[start]

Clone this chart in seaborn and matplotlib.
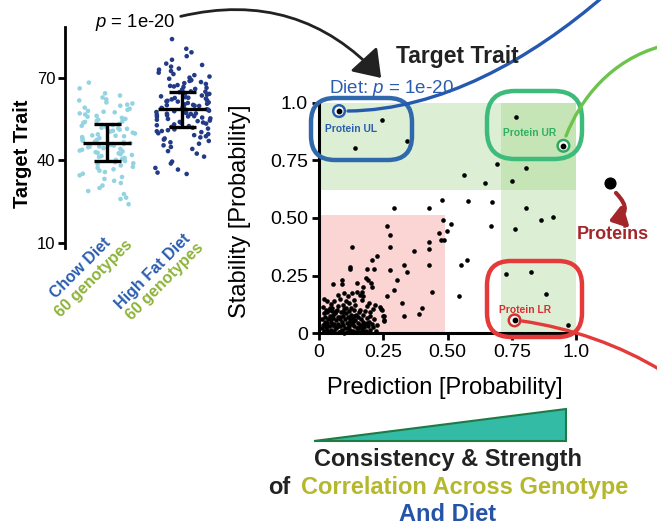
import numpy as np
import pandas as pd
import seaborn as sns
import matplotlib
matplotlib.use("Agg")
import matplotlib.pyplot as plt
from matplotlib.patches import FancyArrowPatch, FancyBboxPatch, Polygon, PathPatch, Rectangle
from matplotlib.path import Path

# ---------------- data ----------------
diets = ["Chow Diet", "High Fat Diet"]
diet_sub = ["60 genotypes", "60 genotypes"]

chow_trait = [68.2, 66.1, 64.3, 63.5, 62.8, 62.1, 61.7, 61.0, 60.6, 60.2, 59.8, 59.1, 58.7, 58.3,
              57.9, 57.4, 57.0, 56.6, 56.1, 55.8, 55.4, 55.0, 54.7, 54.3, 53.9, 53.6, 53.2, 52.8,
              52.5, 52.1, 51.8, 51.4, 51.1, 50.7, 50.4, 50.0, 49.7, 49.4, 49.0, 48.7, 48.4, 48.0,
              47.7, 47.4, 47.1, 46.8, 46.5, 46.2, 45.9, 45.6, 45.3, 45.0, 44.7, 44.4, 44.1, 43.8,
              43.5, 43.2, 42.9, 42.5, 42.2, 41.9, 41.5, 41.2, 40.8, 40.5, 40.1, 39.7, 39.3, 38.9,
              38.5, 38.1, 37.6, 37.2, 36.7, 36.2, 35.7, 35.1, 34.5, 33.9, 33.2, 32.5, 31.7, 30.8,
              29.9, 28.8, 27.7, 26.4, 25.9, 24.0, 48.9, 51.6, 44.9, 54.1, 42.7, 57.6]
hf_trait = [84.0, 80.5, 79.2, 77.8, 76.5, 75.1, 74.6, 74.0, 73.3, 72.9, 72.4, 71.8, 71.3, 70.9,
            70.4, 70.0, 69.6, 69.1, 68.8, 68.4, 68.0, 67.7, 67.3, 67.0, 66.6, 66.3, 65.9, 65.6,
            65.3, 65.0, 64.7, 64.4, 64.1, 63.8, 63.5, 63.2, 62.9, 62.6, 62.4, 62.1, 61.8, 61.6,
            61.3, 61.0, 60.8, 60.5, 60.3, 60.0, 59.8, 59.5, 59.3, 59.0, 58.8, 58.5, 58.3, 58.0,
            57.8, 57.5, 57.3, 57.0, 56.8, 56.5, 56.3, 56.0, 55.8, 55.5, 55.2, 55.0, 54.7, 54.4,
            54.2, 53.9, 53.6, 53.3, 53.0, 52.7, 52.4, 52.1, 51.8, 51.5, 51.2, 50.9, 50.5, 50.2,
            49.8, 49.5, 49.1, 48.7, 48.3, 47.9, 47.5, 47.0, 46.5, 46.0, 45.4, 44.8, 44.1, 43.3,
            42.4, 41.3, 39.5, 38.8, 37.2, 36.6, 35.5, 35.0, 60.1, 57.2, 62.7, 55.9, 64.9, 58.9,
            53.7, 66.8, 50.6, 61.4, 59.7, 56.9]
trait_mean = [46.4, 58.5]
trait_err = [6.7, 6.3]

pred = [0.244, 0.341, 0.140, 0.767, 0.691, 0.805, 0.564, 0.647, 0.751, 0.477, 0.578, 0.674,
        0.293, 0.429, 0.805, 0.481, 0.514, 0.863, 0.909, 0.669, 0.764, 0.265, 0.275, 0.275,
        0.429, 0.429, 0.371, 0.467, 0.497, 0.476, 0.486, 0.575, 0.554, 0.728, 0.824, 0.882,
        0.970, 0.543, 0.438, 0.429, 0.331, 0.341, 0.275, 0.128, 0.224, 0.206, 0.187, 0.214,
        0.119, 0.119, 0.302, 0.292, 0.263, 0.322, 0.332, 0.390, 0.399, 0.241, 0.250, 0.254,
        0.055, 0.088, 0.088, 0.148, 0.171, 0.182, 0.190, 0.201, 0.207, 0.160, 0.171, 0.147,
        0.166, 0.127, 0.114, 0.098, 0.080, 0.072, 0.060, 0.045, 0.030, 0.020, 0.104, 0.118,
        0.135, 0.166, 0.186, 0.195, 0.218, 0.237, 0.244, 0.253, 0.253, 0.140, 0.125, 0.092,
        0.075, 0.052, 0.038, 0.015, 0.160, 0.178, 0.200, 0.210,
        0.010, 0.012, 0.015, 0.018, 0.020, 0.022, 0.025, 0.028, 0.030, 0.032, 0.035, 0.036,
        0.040, 0.042, 0.045, 0.047, 0.050, 0.052, 0.055, 0.058, 0.060, 0.062, 0.065, 0.068,
        0.070, 0.072, 0.075, 0.078, 0.080, 0.082, 0.085, 0.088, 0.090, 0.092, 0.095, 0.098,
        0.100, 0.102, 0.105, 0.108, 0.110, 0.112, 0.115, 0.118, 0.120, 0.122, 0.125, 0.128,
        0.130, 0.133, 0.135, 0.138, 0.140, 0.143, 0.146, 0.150, 0.153, 0.156, 0.160, 0.163,
        0.166, 0.170, 0.173, 0.176, 0.180, 0.184, 0.188, 0.192, 0.196, 0.200, 0.205, 0.210,
        0.215, 0.220, 0.225, 0.018, 0.027, 0.043, 0.063, 0.083, 0.097, 0.117, 0.137, 0.157,
        0.177, 0.197, 0.033, 0.053, 0.073, 0.093, 0.113, 0.133, 0.153, 0.173, 0.105, 0.065,
        0.045, 0.025, 0.085, 0.145, 0.165, 0.185]
stab = [0.925, 0.836, 0.804, 0.939, 0.736, 0.716, 0.688, 0.654, 0.659, 0.580, 0.575, 0.571,
        0.542, 0.542, 0.542, 0.493, 0.474, 0.491, 0.503, 0.464, 0.452, 0.465, 0.425, 0.374,
        0.394, 0.365, 0.355, 0.433, 0.442, 0.404, 0.404, 0.316, 0.297, 0.258, 0.267, 0.170,
        0.036, 0.159, 0.180, 0.297, 0.296, 0.267, 0.275, 0.374, 0.333, 0.316, 0.277, 0.277,
        0.287, 0.280, 0.229, 0.188, 0.159, 0.130, 0.072, 0.081, 0.110, 0.104, 0.072, 0.055,
        0.213, 0.230, 0.213, 0.218, 0.200, 0.240, 0.230, 0.217, 0.200, 0.165, 0.161, 0.180,
        0.180, 0.172, 0.160, 0.175, 0.150, 0.165, 0.140, 0.125, 0.140, 0.150, 0.140, 0.132,
        0.145, 0.143, 0.117, 0.132, 0.122, 0.113, 0.100, 0.074, 0.053, 0.120, 0.110, 0.120,
        0.118, 0.110, 0.100, 0.115, 0.100, 0.095, 0.090, 0.105,
        0.020, 0.060, 0.035, 0.085, 0.010, 0.050, 0.070, 0.025, 0.045, 0.090, 0.005, 0.060,
        0.030, 0.075, 0.015, 0.050, 0.095, 0.035, 0.065, 0.010, 0.040, 0.085, 0.055, 0.020,
        0.100, 0.070, 0.040, 0.005, 0.060, 0.030, 0.090, 0.050, 0.015, 0.075, 0.035, 0.105,
        0.060, 0.020, 0.085, 0.045, 0.005, 0.070, 0.030, 0.095, 0.055, 0.015, 0.080, 0.040,
        0.065, 0.010, 0.100, 0.030, 0.055, 0.080, 0.020, 0.045, 0.070, 0.005, 0.035, 0.060,
        0.015, 0.050, 0.080, 0.025, 0.040, 0.010, 0.065, 0.030, 0.050, 0.015, 0.040, 0.025,
        0.060, 0.010, 0.035, 0.005, 0.100, 0.110, 0.025, 0.070, 0.000, 0.045, 0.075, 0.090,
        0.005, 0.075, 0.015, 0.080, 0.030, 0.090, 0.020, 0.050, 0.020, 0.035, 0.110, 0.095,
        0.060, 0.040, 0.010, 0.005, 0.025, 0.045]

protein_names = ["Protein UL", "Protein UR", "Protein LR"]
protein_pred = [0.078, 0.951, 0.761]
protein_stab = [0.965, 0.814, 0.055]

xticks_main = [0, 0.25, 0.5, 0.75, 1.0]
xticklabels_main = ["0", "0.25", "0.50", "0.75", "1.0"]
yticklabels_main = ["0", "0.25", "0.50", "0.75", "1.0"]
trait_ticks = [10, 40, 70]

# ---------------- style ----------------
sns.set_theme(style="white")
plt.rcParams["font.family"] = ["Liberation Sans", "DejaVu Sans"]
plt.rcParams["mathtext.fontset"] = "custom"
plt.rcParams["mathtext.it"] = "Liberation Sans:italic"
plt.rcParams["mathtext.rm"] = "Liberation Sans"
for k in ["text.color", "axes.labelcolor", "xtick.color", "ytick.color", "axes.edgecolor"]:
    plt.rcParams[k] = "black"

BLUE = "#2a5db0"
OLIVE = "#8db33a"
CHOW_C = "#93d3e2"
HF_C = "#233a86"
RED = "#e53a3a"
GREEN_LOOP = "#3dbb7a"
GREEN_LINE = "#6cc44a"
DARKRED = "#a3262a"

W, H = 657, 527
fig = plt.figure(figsize=(W / 100, H / 100), dpi=100)

def fr(x0, y0, x1, y1):
    return [x0 / W, 1 - y1 / H, (x1 - x0) / W, (y1 - y0) / H]

# ---------------- strip plot ----------------
axS = fig.add_axes(fr(65, 27, 220, 248))
df = pd.DataFrame({"diet": [diets[0]] * len(chow_trait) + [diets[1]] * len(hf_trait),
                   "trait": chow_trait + hf_trait})
np.random.seed(11)
sns.stripplot(data=df, x="diet", y="trait", hue="diet", order=diets, hue_order=diets,
              palette=[CHOW_C, HF_C], jitter=0.38, size=3.3, linewidth=0, legend=False, ax=axS)
for i, (m, e) in enumerate(zip(trait_mean, trait_err)):
    axS.hlines(m, i - 0.32, i + 0.32, color="black", lw=2.4, zorder=5)
    axS.vlines(i, m - e, m + e, color="black", lw=2.4, zorder=5)
    axS.hlines([m - e, m + e], i - 0.18, i + 0.18, color="black", lw=2.4, zorder=5)
axS.set_ylim(8.1, 88.4)
axS.set_xlim(-0.56, 1.5)
axS.set_yticks(trait_ticks)
axS.set_xticks([])
axS.set_xlabel("")
axS.set_ylabel("Target Trait", fontsize=14.5, fontweight="bold")
axS.yaxis.set_label_coords(-0.215, 0.425)
sns.despine(ax=axS, bottom=True)
axS.spines["left"].set_linewidth(2)
axS.tick_params(axis="y", left=True, direction="out", length=5, width=2, labelsize=12, pad=2)
axS.set_facecolor("none")

# ---------------- main scatter ----------------
axM = fig.add_axes(fr(319, 103, 576, 333))
GREEN_SHADE = "#95d07c"
axM.axhspan(0.62, 1.0, color=GREEN_SHADE, alpha=0.32, lw=0, zorder=0)
axM.axvspan(0.71, 1.0, color=GREEN_SHADE, alpha=0.32, lw=0, zorder=0)
axM.add_patch(Rectangle((0, 0), 0.49, 0.515, color="#fbd4d4", lw=0, zorder=0))
sns.scatterplot(x=pred, y=stab, color="black", s=11, linewidth=0, ax=axM, zorder=3, clip_on=False)
ring_colors = [BLUE, "#2fa85f", "#d63030"]
axM.scatter(protein_pred, protein_stab, s=70, facecolor="white", edgecolor=ring_colors,
            linewidth=1.8, zorder=4, clip_on=False)
axM.scatter(protein_pred, protein_stab, s=10, color="black", zorder=5, clip_on=False)
axM.set_xlim(0, 1)
axM.set_ylim(0, 1)
axM.set_xticks(xticks_main)
axM.set_xticklabels(xticklabels_main)
axM.set_yticks(xticks_main)
axM.set_yticklabels(yticklabels_main)
axM.set_xlabel("Prediction [Probability]", fontsize=17)
axM.set_ylabel("Stability [Probability]", fontsize=17)
axM.xaxis.set_label_coords(0.49, -0.19)
axM.yaxis.set_label_coords(-0.265, 0.528)
sns.despine(ax=axM)
for s in ["left", "bottom"]:
    axM.spines[s].set_linewidth(2.2)
axM.tick_params(left=True, bottom=True, direction="out", length=5, width=2, labelsize=14, pad=3)
axM.set_facecolor("none")

# ---------------- overlay annotations ----------------
axO = fig.add_axes([0, 0, 1, 1], zorder=10)
axO.set_xlim(0, W)
axO.set_ylim(H, 0)
axO.axis("off")
axO.patch.set_alpha(0)

# x tick labels of strip plot (two-colour)
for (cx, cy), txt, col in [((81, 268), diets[0], BLUE), ((94, 279), diet_sub[0], OLIVE),
                           ((153, 272), diets[1], BLUE), ((165, 282), diet_sub[1], OLIVE)]:
    axO.text(cx, cy, txt, color=col, fontsize=11.5, fontweight="bold", rotation=45,
             ha="center", va="center", rotation_mode="anchor")

# p-value text and arrow
axO.text(95, 27, "$p$ = 1e-20", fontsize=13.3, ha="left", va="baseline")
arr = FancyArrowPatch((178, 17), (383, 80), connectionstyle="arc3,rad=-0.3",
                      arrowstyle="-|>,head_length=10,head_width=7", lw=2, color="#222222",
                      mutation_scale=1.6)
axO.add_patch(arr)
axO.text(457, 63, "Target Trait", fontsize=16.5, fontweight="bold", ha="center",
         va="baseline", color="#222222")
axO.text(329, 93, "Diet: $p$ = 1e-20", fontsize=13.5, color=BLUE, ha="left", va="baseline")

# loops
axO.add_patch(FancyBboxPatch((311, 98), 101, 62, boxstyle="round,pad=0,rounding_size=24",
                             fill=False, ec="#2f69ac", lw=3.2))
axO.add_patch(FancyBboxPatch((487, 91), 95, 68, boxstyle="round,pad=0,rounding_size=28",
                             fill=False, ec=GREEN_LOOP, lw=3.2))
axO.add_patch(FancyBboxPatch((487, 261), 95, 76, boxstyle="round,pad=0,rounding_size=24",
                             fill=False, ec=RED, lw=3.2))

def bez(p0, p1, p2, p3, col, lw=2.4):
    path = Path([p0, p1, p2, p3], [Path.MOVETO, Path.CURVE4, Path.CURVE4, Path.CURVE4])
    axO.add_patch(PathPatch(path, fill=False, ec=col, lw=lw, capstyle="round"))

bez((348, 111), (440, 110), (530, 60), (605, -5), "#2559b0")
bez((566, 136), (580, 100), (610, 60), (662, 46), GREEN_LINE)
bez((522, 321), (570, 328), (620, 345), (662, 371), RED)

axO.text(325, 132, protein_names[0], fontsize=7.4, fontweight="bold", color="#2a5db0",
         ha="left", va="baseline")
axO.text(503, 136, protein_names[1], fontsize=7.4, fontweight="bold", color="#2fb060",
         ha="left", va="baseline")
axO.text(499, 313, protein_names[2], fontsize=7.4, fontweight="bold", color="#d63030",
         ha="left", va="baseline")

# proteins icon
axO.scatter([610], [183], s=60, color="black", zorder=5)
axO.add_patch(FancyArrowPatch((614, 191), (606, 222), connectionstyle="arc3,rad=-0.9",
                              arrowstyle="-|>,head_length=7,head_width=5", lw=3,
                              color=DARKRED, mutation_scale=1.3))
axO.text(613, 239, "Proteins", fontsize=13, fontweight="bold", color=DARKRED,
         ha="center", va="baseline")

# wedge
axO.add_patch(Polygon([(314, 441), (566, 409), (566, 441)], closed=True,
                      fc="#33bba6", ec="#1f7a45", lw=1.5))

axO.text(448, 466, "Consistency & Strength", fontsize=17, fontweight="bold",
         color="#222222", ha="center", va="baseline")
axO.text(268, 494, "of", fontsize=17, fontweight="bold", color="#222222",
         ha="left", va="baseline")
axO.text(628, 494, "Correlation Across Genotype", fontsize=17, fontweight="bold",
         color="#b5b82d", ha="right", va="baseline")
axO.text(448, 521, "And Diet", fontsize=17, fontweight="bold", color="#2553a8",
         ha="center", va="baseline")

fig.savefig("out.png", dpi=100)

[end]

● **Directive**
Only lines belong in the copy: transcribe those from the start of the data through the line that contains "trait_err = [6.7, 6.3]", and skip the pictures.

● **Response to the task**
Clone this chart in seaborn and matplotlib.
import numpy as np
import pandas as pd
import seaborn as sns
import matplotlib
matplotlib.use("Agg")
import matplotlib.pyplot as plt
from matplotlib.patches import FancyArrowPatch, FancyBboxPatch, Polygon, PathPatch, Rectangle
from matplotlib.path import Path

# ---------------- data ----------------
diets = ["Chow Diet", "High Fat Diet"]
diet_sub = ["60 genotypes", "60 genotypes"]

chow_trait = [68.2, 66.1, 64.3, 63.5, 62.8, 62.1, 61.7, 61.0, 60.6, 60.2, 59.8, 59.1, 58.7, 58.3,
              57.9, 57.4, 57.0, 56.6, 56.1, 55.8, 55.4, 55.0, 54.7, 54.3, 53.9, 53.6, 53.2, 52.8,
              52.5, 52.1, 51.8, 51.4, 51.1, 50.7, 50.4, 50.0, 49.7, 49.4, 49.0, 48.7, 48.4, 48.0,
              47.7, 47.4, 47.1, 46.8, 46.5, 46.2, 45.9, 45.6, 45.3, 45.0, 44.7, 44.4, 44.1, 43.8,
              43.5, 43.2, 42.9, 42.5, 42.2, 41.9, 41.5, 41.2, 40.8, 40.5, 40.1, 39.7, 39.3, 38.9,
              38.5, 38.1, 37.6, 37.2, 36.7, 36.2, 35.7, 35.1, 34.5, 33.9, 33.2, 32.5, 31.7, 30.8,
              29.9, 28.8, 27.7, 26.4, 25.9, 24.0, 48.9, 51.6, 44.9, 54.1, 42.7, 57.6]
hf_trait = [84.0, 80.5, 79.2, 77.8, 76.5, 75.1, 74.6, 74.0, 73.3, 72.9, 72.4, 71.8, 71.3, 70.9,
            70.4, 70.0, 69.6, 69.1, 68.8, 68.4, 68.0, 67.7, 67.3, 67.0, 66.6, 66.3, 65.9, 65.6,
            65.3, 65.0, 64.7, 64.4, 64.1, 63.8, 63.5, 63.2, 62.9, 62.6, 62.4, 62.1, 61.8, 61.6,
            61.3, 61.0, 60.8, 60.5, 60.3, 60.0, 59.8, 59.5, 59.3, 59.0, 58.8, 58.5, 58.3, 58.0,
            57.8, 57.5, 57.3, 57.0, 56.8, 56.5, 56.3, 56.0, 55.8, 55.5, 55.2, 55.0, 54.7, 54.4,
            54.2, 53.9, 53.6, 53.3, 53.0, 52.7, 52.4, 52.1, 51.8, 51.5, 51.2, 50.9, 50.5, 50.2,
            49.8, 49.5, 49.1, 48.7, 48.3, 47.9, 47.5, 47.0, 46.5, 46.0, 45.4, 44.8, 44.1, 43.3,
            42.4, 41.3, 39.5, 38.8, 37.2, 36.6, 35.5, 35.0, 60.1, 57.2, 62.7, 55.9, 64.9, 58.9,
            53.7, 66.8, 50.6, 61.4, 59.7, 56.9]
trait_mean = [46.4, 58.5]
trait_err = [6.7, 6.3]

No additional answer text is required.